Stated problem –
Starting at the line with "The picture is" and stopping at the line with "import plotly.graph_objects as go", repeat each line exactly. Include both and omit the rest.

Data shown –
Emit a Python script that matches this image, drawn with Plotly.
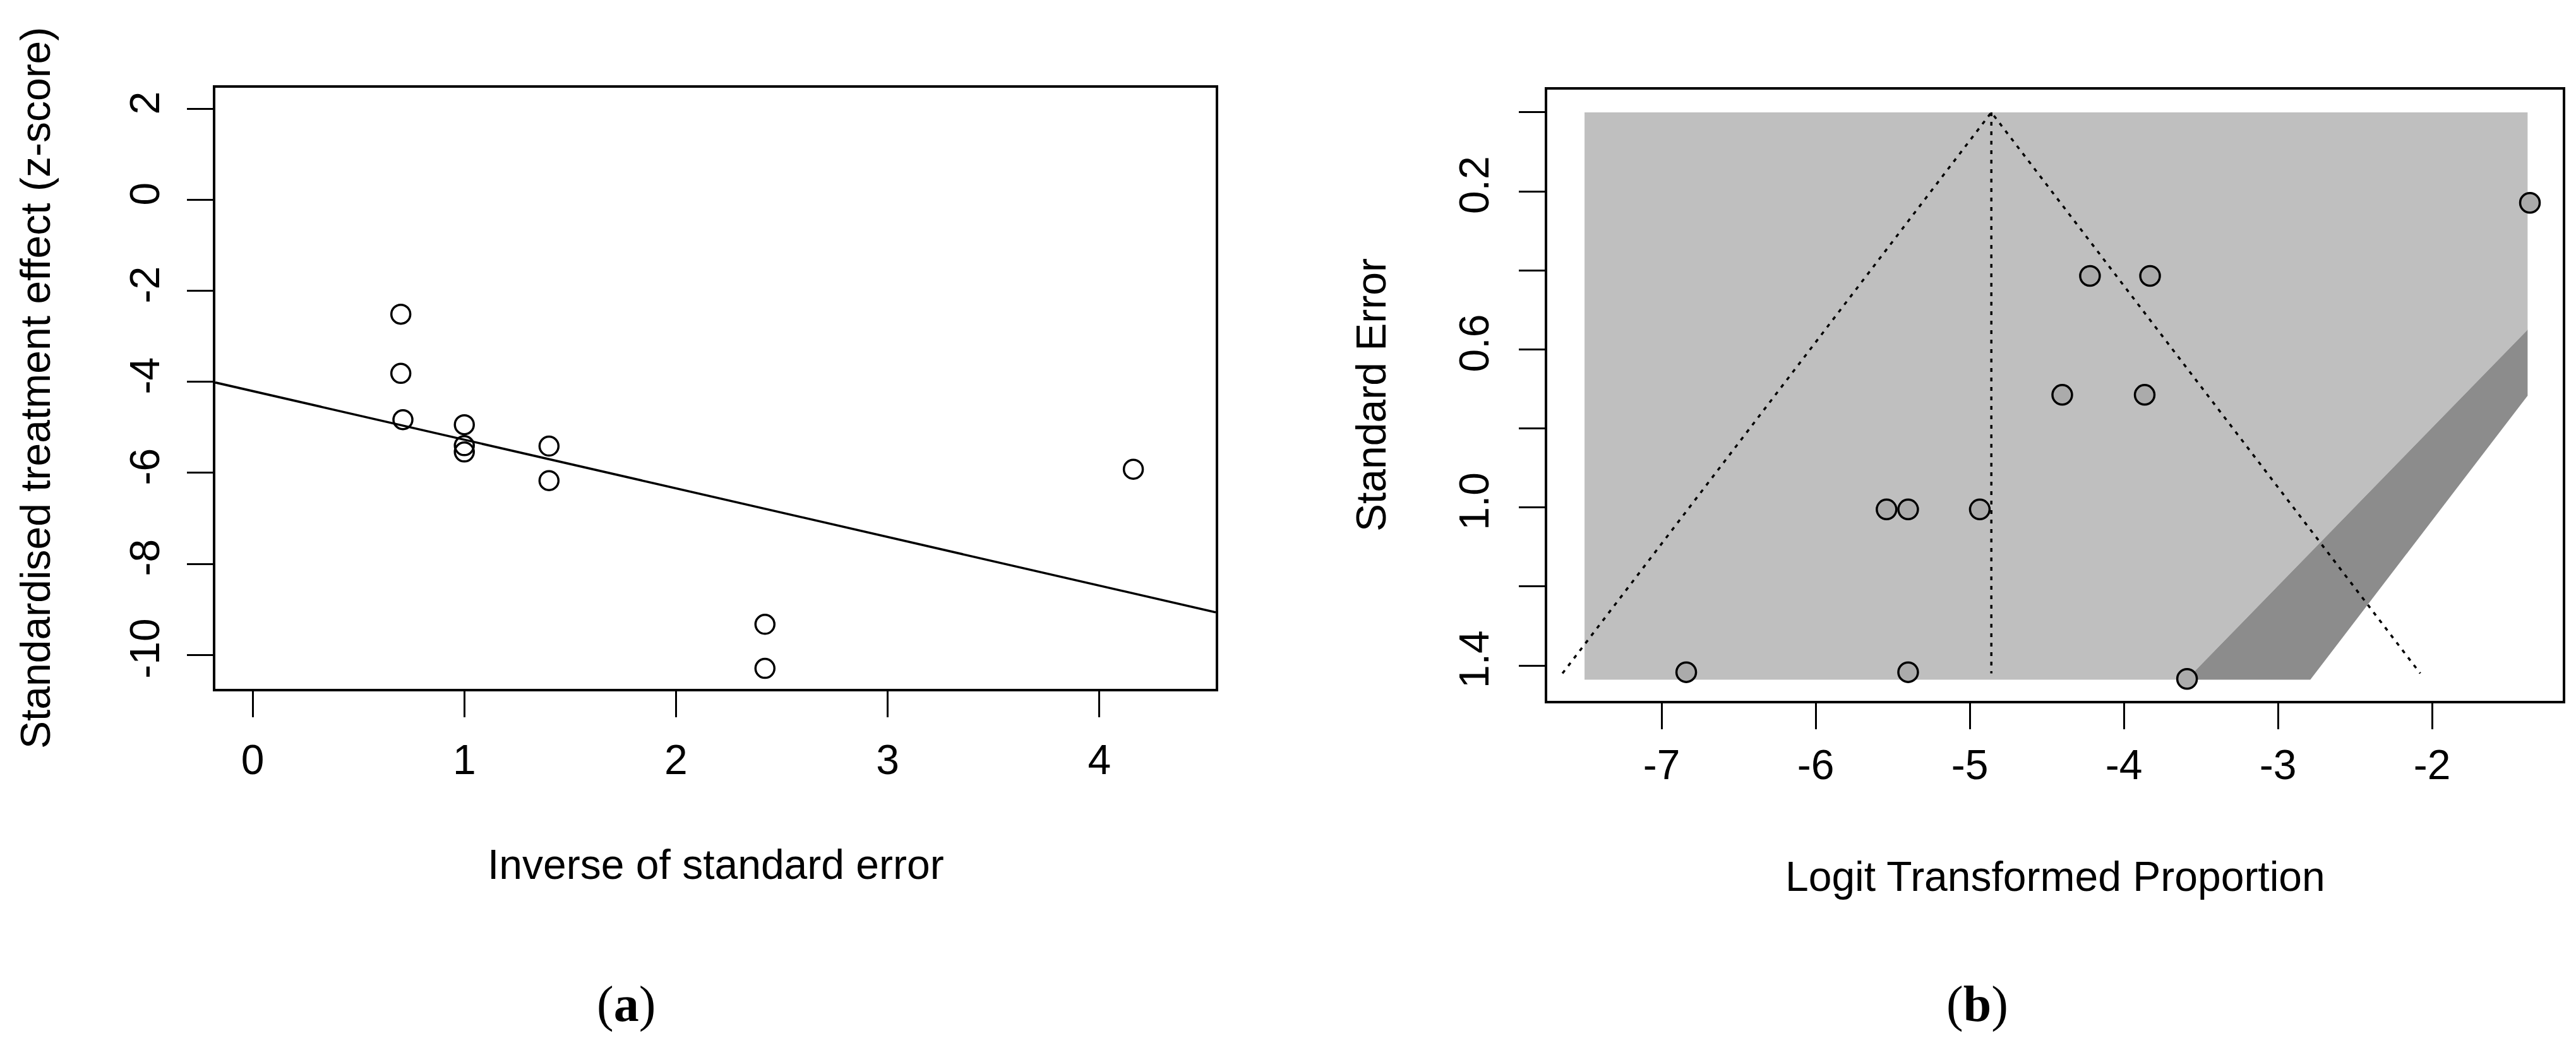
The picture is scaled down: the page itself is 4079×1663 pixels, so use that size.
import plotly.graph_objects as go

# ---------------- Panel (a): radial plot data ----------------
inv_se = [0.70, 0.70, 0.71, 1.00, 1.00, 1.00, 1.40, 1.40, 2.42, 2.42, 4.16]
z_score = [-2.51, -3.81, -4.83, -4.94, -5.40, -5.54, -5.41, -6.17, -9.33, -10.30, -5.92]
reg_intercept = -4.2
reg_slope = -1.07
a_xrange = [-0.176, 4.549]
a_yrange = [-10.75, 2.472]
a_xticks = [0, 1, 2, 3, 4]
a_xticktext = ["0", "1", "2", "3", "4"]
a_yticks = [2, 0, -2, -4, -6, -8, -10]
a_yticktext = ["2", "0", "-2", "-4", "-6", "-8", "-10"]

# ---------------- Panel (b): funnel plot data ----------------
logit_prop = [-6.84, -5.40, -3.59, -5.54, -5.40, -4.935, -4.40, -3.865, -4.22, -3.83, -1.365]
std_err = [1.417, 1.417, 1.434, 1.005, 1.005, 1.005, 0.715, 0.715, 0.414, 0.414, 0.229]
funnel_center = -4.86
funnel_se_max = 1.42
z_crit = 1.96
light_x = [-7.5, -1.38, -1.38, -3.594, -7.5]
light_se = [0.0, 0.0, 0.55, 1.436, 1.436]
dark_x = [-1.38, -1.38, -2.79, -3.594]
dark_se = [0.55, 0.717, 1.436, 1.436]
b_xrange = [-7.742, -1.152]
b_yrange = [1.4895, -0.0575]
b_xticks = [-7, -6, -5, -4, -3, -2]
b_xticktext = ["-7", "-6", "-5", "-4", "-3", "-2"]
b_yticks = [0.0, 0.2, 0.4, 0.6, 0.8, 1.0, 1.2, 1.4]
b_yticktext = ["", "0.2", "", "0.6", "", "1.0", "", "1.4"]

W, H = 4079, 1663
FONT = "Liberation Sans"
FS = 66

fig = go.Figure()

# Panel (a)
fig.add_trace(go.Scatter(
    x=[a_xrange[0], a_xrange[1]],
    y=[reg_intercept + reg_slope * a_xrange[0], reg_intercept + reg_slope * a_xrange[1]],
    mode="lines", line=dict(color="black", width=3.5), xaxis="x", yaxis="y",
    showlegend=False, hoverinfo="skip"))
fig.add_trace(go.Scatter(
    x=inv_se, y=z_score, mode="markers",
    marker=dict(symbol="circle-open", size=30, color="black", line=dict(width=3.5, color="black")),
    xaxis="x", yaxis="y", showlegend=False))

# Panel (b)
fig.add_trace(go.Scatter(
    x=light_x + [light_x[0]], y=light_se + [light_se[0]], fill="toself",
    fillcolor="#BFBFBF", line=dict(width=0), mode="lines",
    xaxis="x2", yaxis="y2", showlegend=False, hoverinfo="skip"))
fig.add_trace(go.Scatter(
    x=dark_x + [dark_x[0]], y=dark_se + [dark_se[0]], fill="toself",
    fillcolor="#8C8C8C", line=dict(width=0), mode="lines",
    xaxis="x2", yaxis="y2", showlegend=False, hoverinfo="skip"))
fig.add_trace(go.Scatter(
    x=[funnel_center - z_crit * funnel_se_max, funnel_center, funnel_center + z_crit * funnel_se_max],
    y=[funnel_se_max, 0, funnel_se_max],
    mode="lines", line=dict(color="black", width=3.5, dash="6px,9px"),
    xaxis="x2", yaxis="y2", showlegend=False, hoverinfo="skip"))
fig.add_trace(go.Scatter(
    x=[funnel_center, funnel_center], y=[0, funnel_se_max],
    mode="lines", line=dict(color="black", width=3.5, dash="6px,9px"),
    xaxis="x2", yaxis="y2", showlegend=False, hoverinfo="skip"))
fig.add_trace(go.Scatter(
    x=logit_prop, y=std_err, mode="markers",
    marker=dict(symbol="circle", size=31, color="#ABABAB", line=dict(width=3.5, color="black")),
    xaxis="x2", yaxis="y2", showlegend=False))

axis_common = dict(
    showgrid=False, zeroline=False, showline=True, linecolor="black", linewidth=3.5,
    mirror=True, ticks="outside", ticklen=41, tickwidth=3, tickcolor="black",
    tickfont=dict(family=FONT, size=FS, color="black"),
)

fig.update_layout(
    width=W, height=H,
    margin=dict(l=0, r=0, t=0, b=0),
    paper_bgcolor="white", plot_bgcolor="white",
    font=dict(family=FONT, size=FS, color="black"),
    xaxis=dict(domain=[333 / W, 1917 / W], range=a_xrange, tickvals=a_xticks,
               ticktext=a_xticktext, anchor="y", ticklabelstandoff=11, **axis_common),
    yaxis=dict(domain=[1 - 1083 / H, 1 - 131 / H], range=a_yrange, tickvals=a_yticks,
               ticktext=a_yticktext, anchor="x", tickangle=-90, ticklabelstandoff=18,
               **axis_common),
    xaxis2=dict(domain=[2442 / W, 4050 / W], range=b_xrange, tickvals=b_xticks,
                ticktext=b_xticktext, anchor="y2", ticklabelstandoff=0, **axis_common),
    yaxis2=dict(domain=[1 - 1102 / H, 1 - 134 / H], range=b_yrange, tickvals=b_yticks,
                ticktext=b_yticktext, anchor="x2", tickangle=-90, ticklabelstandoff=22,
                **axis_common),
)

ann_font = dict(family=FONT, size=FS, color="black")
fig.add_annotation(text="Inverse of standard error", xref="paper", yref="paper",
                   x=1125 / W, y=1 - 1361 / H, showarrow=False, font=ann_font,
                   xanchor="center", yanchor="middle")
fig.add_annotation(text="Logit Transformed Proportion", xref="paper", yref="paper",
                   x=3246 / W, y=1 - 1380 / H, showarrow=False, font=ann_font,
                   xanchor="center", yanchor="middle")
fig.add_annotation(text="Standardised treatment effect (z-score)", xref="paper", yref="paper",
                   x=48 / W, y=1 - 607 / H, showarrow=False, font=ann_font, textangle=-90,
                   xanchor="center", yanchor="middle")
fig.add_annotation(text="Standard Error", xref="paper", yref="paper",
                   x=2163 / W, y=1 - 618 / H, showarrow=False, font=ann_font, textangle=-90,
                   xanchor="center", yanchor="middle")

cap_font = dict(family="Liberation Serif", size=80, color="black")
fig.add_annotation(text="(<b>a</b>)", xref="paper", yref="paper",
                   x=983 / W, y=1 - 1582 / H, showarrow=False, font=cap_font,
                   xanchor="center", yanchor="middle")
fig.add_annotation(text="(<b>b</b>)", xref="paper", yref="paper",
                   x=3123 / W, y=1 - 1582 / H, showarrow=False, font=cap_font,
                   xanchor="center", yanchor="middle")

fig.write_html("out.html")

Result –
The picture is scaled down: the page itself is 4079×1663 pixels, so use that size.
import plotly.graph_objects as go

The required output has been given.